Dengan demikian, kearifan lokal dapat diartikan sebagai gagasan, nilai-nilai, atau pandangan-pandangan yang berasal dari masyarakat setempat, yang mengandung kebijaksanaan, sarat dengan kearifan, serta bernilai positif, dan dipegang teguh oleh anggota komunitas tersebut.

Kearifan lokal adalah kumpulan pengetahuan, keterampilan, dan tradisi yang berkembang dalam masyarakat tertentu selama bertahun-tahun sebagai respons terhadap lingkungan alam mereka.

Contohnya, di beberapa suku adat Indonesia, sistem pertanian berbasis komunitas yang dikenal sebagai subak di Bali, atau praktik sasi di Maluku, telah menjadi cara hidup yang berkelanjutan.

Masyarakat adat memiliki pemahaman mendalam tentang ekosistem mereka dan seringkali mampu mengelola sumber daya alam dengan cara yang selaras dengan keseimbangan alam.

Peran Masyarakat Adat dalam Melestarikan Lingkungan

Masyarakat adat memiliki hubungan yang sangat erat dengan alam.

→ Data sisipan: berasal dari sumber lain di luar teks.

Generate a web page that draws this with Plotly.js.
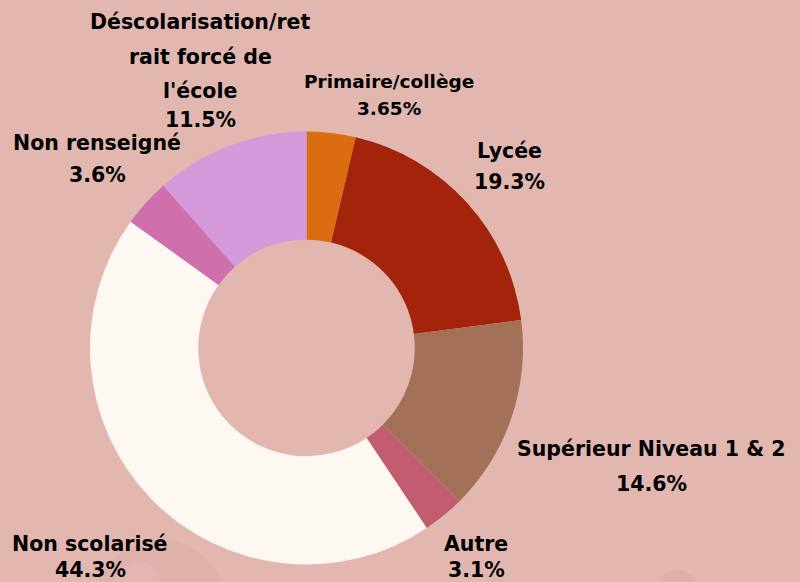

Mereka tidak hanya memanfaatkan alam untuk bertahan hidup, tetapi juga menjaga keseimbangannya melalui kearifan lokal yang telah diwariskan dari generasi ke generasi.

Berikut adalah beberapa peran penting masyarakat adat dalam melestarikan lingkungan:

1. Pemanfaatan Lahan Berkelanjutan

Salah satu cara utama masyarakat adat menjaga bumi adalah dengan mengelola lahan secara berkelanjutan. Banyak masyarakat adat memiliki sistem pertanian tradisional yang tidak merusak ekosistem.

Misalnya, masyarakat Dayak di Kalimantan menggunakan teknik berladang berpindah yang memungkinkan tanah untuk pulih sebelum digunakan kembali untuk bercocok tanam. Ini sangat berbeda dengan praktik pertanian modern yang cenderung menyebabkan degradasi tanah secara terus-menerus.

Berdasarkan laporan World Resources Institute (WRI), saat ini, sekitar 50% lahan dunia ditempati oleh masyarakat adat, meskipun hanya 10% yang memiliki kepemilikan formal. Sebanyak 2,5 miliar orang, termasuk 370 juta masyarakat adat, bergantung pada lahan tersebut untuk kelangsungan hidup.

Lahan adat juga menyimpan 24% karbon hutan tropis dunia dan membantu menurunkan laju deforestasi hingga 50% di wilayah dengan kepemilikan yang jelas, seperti di Amazon.

Masyarakat adat telah membuktikan bahwa mereka mampu melestarikan sumber daya alam tanpa merusaknya.

2. Perlindungan Hutan dan Sumber Daya Alam

Hutan adat sering kali menjadi benteng terakhir bagi keanekaragaman hayati. Masyarakat adat memiliki hubungan erat dengan hutan, yang seringkali dianggap sebagai bagian dari identitas budaya mereka.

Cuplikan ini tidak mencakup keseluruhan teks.